Work to do — Transcribe every line exactly and omit anything that is a picture.

--- start of Dataset content ---

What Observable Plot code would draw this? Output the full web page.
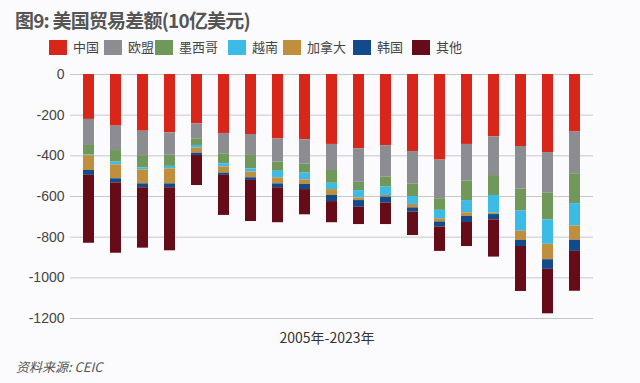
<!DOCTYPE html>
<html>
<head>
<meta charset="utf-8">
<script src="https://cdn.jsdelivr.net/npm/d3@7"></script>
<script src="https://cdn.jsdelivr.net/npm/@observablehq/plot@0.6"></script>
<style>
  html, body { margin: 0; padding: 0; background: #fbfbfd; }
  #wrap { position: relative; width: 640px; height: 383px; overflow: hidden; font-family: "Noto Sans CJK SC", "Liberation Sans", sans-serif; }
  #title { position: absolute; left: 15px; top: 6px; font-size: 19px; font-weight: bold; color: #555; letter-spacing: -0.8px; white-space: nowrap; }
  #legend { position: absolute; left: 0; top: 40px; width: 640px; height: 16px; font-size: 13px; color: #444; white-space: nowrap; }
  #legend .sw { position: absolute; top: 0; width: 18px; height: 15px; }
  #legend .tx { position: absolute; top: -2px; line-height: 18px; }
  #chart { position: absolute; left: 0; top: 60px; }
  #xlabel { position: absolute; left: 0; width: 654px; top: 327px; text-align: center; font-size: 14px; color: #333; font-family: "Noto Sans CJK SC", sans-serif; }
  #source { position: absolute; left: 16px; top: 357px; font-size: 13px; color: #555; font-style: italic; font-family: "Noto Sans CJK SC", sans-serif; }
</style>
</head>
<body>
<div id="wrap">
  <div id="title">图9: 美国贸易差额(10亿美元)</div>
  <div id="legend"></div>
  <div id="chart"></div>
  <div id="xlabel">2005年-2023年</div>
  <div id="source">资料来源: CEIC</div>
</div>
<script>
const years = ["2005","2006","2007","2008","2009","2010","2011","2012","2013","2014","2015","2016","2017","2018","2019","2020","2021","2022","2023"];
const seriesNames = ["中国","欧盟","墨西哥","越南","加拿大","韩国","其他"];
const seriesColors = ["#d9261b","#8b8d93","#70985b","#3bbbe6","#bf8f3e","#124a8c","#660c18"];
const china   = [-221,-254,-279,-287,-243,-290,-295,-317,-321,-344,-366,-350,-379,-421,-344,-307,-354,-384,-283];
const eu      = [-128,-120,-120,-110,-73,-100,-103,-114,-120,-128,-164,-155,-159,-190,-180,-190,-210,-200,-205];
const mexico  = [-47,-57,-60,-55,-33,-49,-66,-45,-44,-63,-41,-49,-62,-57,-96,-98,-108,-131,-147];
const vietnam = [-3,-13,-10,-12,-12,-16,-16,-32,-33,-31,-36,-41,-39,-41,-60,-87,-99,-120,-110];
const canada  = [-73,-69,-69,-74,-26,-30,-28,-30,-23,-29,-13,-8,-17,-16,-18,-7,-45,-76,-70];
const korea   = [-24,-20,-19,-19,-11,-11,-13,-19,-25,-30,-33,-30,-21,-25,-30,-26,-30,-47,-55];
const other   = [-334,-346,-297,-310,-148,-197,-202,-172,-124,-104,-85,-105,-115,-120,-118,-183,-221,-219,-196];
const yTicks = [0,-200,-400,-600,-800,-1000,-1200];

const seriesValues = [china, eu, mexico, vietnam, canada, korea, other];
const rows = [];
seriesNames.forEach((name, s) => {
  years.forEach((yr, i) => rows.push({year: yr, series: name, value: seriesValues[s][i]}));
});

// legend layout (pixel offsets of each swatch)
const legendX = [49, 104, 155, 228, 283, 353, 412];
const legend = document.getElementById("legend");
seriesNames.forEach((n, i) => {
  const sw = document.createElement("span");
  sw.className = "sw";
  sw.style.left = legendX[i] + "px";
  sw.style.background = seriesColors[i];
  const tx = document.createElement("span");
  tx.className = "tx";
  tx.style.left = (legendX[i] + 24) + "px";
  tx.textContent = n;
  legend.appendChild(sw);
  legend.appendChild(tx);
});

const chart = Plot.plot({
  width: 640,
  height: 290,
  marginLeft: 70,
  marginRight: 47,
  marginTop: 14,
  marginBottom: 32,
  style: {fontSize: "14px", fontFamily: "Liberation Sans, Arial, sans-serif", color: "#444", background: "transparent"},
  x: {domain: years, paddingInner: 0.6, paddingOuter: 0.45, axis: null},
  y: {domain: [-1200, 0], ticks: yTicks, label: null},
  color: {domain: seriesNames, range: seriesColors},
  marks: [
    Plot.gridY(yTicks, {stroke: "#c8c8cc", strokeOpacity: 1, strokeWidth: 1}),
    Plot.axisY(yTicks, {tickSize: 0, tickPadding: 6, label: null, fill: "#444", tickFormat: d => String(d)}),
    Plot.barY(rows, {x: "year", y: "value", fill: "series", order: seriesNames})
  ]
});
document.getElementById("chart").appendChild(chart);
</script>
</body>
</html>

--- end of Dataset content ---

Correct answer —
What Observable Plot code would draw this? Output the full web page.
<!DOCTYPE html>
<html>
<head>
<meta charset="utf-8">
<script src="https://cdn.jsdelivr.net/npm/d3@7"></script>
<script src="https://cdn.jsdelivr.net/npm/@observablehq/plot@0.6"></script>
<style>
  html, body { margin: 0; padding: 0; background: #fbfbfd; }
  #wrap { position: relative; width: 640px; height: 383px; overflow: hidden; font-family: "Noto Sans CJK SC", "Liberation Sans", sans-serif; }
  #title { position: absolute; left: 15px; top: 6px; font-size: 19px; font-weight: bold; color: #555; letter-spacing: -0.8px; white-space: nowrap; }
  #legend { position: absolute; left: 0; top: 40px; width: 640px; height: 16px; font-size: 13px; color: #444; white-space: nowrap; }
  #legend .sw { position: absolute; top: 0; width: 18px; height: 15px; }
  #legend .tx { position: absolute; top: -2px; line-height: 18px; }
  #chart { position: absolute; left: 0; top: 60px; }
  #xlabel { position: absolute; left: 0; width: 654px; top: 327px; text-align: center; font-size: 14px; color: #333; font-family: "Noto Sans CJK SC", sans-serif; }
  #source { position: absolute; left: 16px; top: 357px; font-size: 13px; color: #555; font-style: italic; font-family: "Noto Sans CJK SC", sans-serif; }
</style>
</head>
<body>
<div id="wrap">
  <div id="title">图9: 美国贸易差额(10亿美元)</div>
  <div id="legend"></div>
  <div id="chart"></div>
  <div id="xlabel">2005年-2023年</div>
  <div id="source">资料来源: CEIC</div>
</div>
<script>
const years = ["2005","2006","2007","2008","2009","2010","2011","2012","2013","2014","2015","2016","2017","2018","2019","2020","2021","2022","2023"];
const seriesNames = ["中国","欧盟","墨西哥","越南","加拿大","韩国","其他"];
const seriesColors = ["#d9261b","#8b8d93","#70985b","#3bbbe6","#bf8f3e","#124a8c","#660c18"];
const china   = [-221,-254,-279,-287,-243,-290,-295,-317,-321,-344,-366,-350,-379,-421,-344,-307,-354,-384,-283];
const eu      = [-128,-120,-120,-110,-73,-100,-103,-114,-120,-128,-164,-155,-159,-190,-180,-190,-210,-200,-205];
const mexico  = [-47,-57,-60,-55,-33,-49,-66,-45,-44,-63,-41,-49,-62,-57,-96,-98,-108,-131,-147];
const vietnam = [-3,-13,-10,-12,-12,-16,-16,-32,-33,-31,-36,-41,-39,-41,-60,-87,-99,-120,-110];
const canada  = [-73,-69,-69,-74,-26,-30,-28,-30,-23,-29,-13,-8,-17,-16,-18,-7,-45,-76,-70];
const korea   = [-24,-20,-19,-19,-11,-11,-13,-19,-25,-30,-33,-30,-21,-25,-30,-26,-30,-47,-55];
const other   = [-334,-346,-297,-310,-148,-197,-202,-172,-124,-104,-85,-105,-115,-120,-118,-183,-221,-219,-196];
const yTicks = [0,-200,-400,-600,-800,-1000,-1200];

const seriesValues = [china, eu, mexico, vietnam, canada, korea, other];
const rows = [];
seriesNames.forEach((name, s) => {
  years.forEach((yr, i) => rows.push({year: yr, series: name, value: seriesValues[s][i]}));
});

// legend layout (pixel offsets of each swatch)
const legendX = [49, 104, 155, 228, 283, 353, 412];
const legend = document.getElementById("legend");
seriesNames.forEach((n, i) => {
  const sw = document.createElement("span");
  sw.className = "sw";
  sw.style.left = legendX[i] + "px";
  sw.style.background = seriesColors[i];
  const tx = document.createElement("span");
  tx.className = "tx";
  tx.style.left = (legendX[i] + 24) + "px";
  tx.textContent = n;
  legend.appendChild(sw);
  legend.appendChild(tx);
});

const chart = Plot.plot({
  width: 640,
  height: 290,
  marginLeft: 70,
  marginRight: 47,
  marginTop: 14,
  marginBottom: 32,
  style: {fontSize: "14px", fontFamily: "Liberation Sans, Arial, sans-serif", color: "#444", background: "transparent"},
  x: {domain: years, paddingInner: 0.6, paddingOuter: 0.45, axis: null},
  y: {domain: [-1200, 0], ticks: yTicks, label: null},
  color: {domain: seriesNames, range: seriesColors},
  marks: [
    Plot.gridY(yTicks, {stroke: "#c8c8cc", strokeOpacity: 1, strokeWidth: 1}),
    Plot.axisY(yTicks, {tickSize: 0, tickPadding: 6, label: null, fill: "#444", tickFormat: d => String(d)}),
    Plot.barY(rows, {x: "year", y: "value", fill: "series", order: seriesNames})
  ]
});
document.getElementById("chart").appendChild(chart);
</script>
</body>
</html>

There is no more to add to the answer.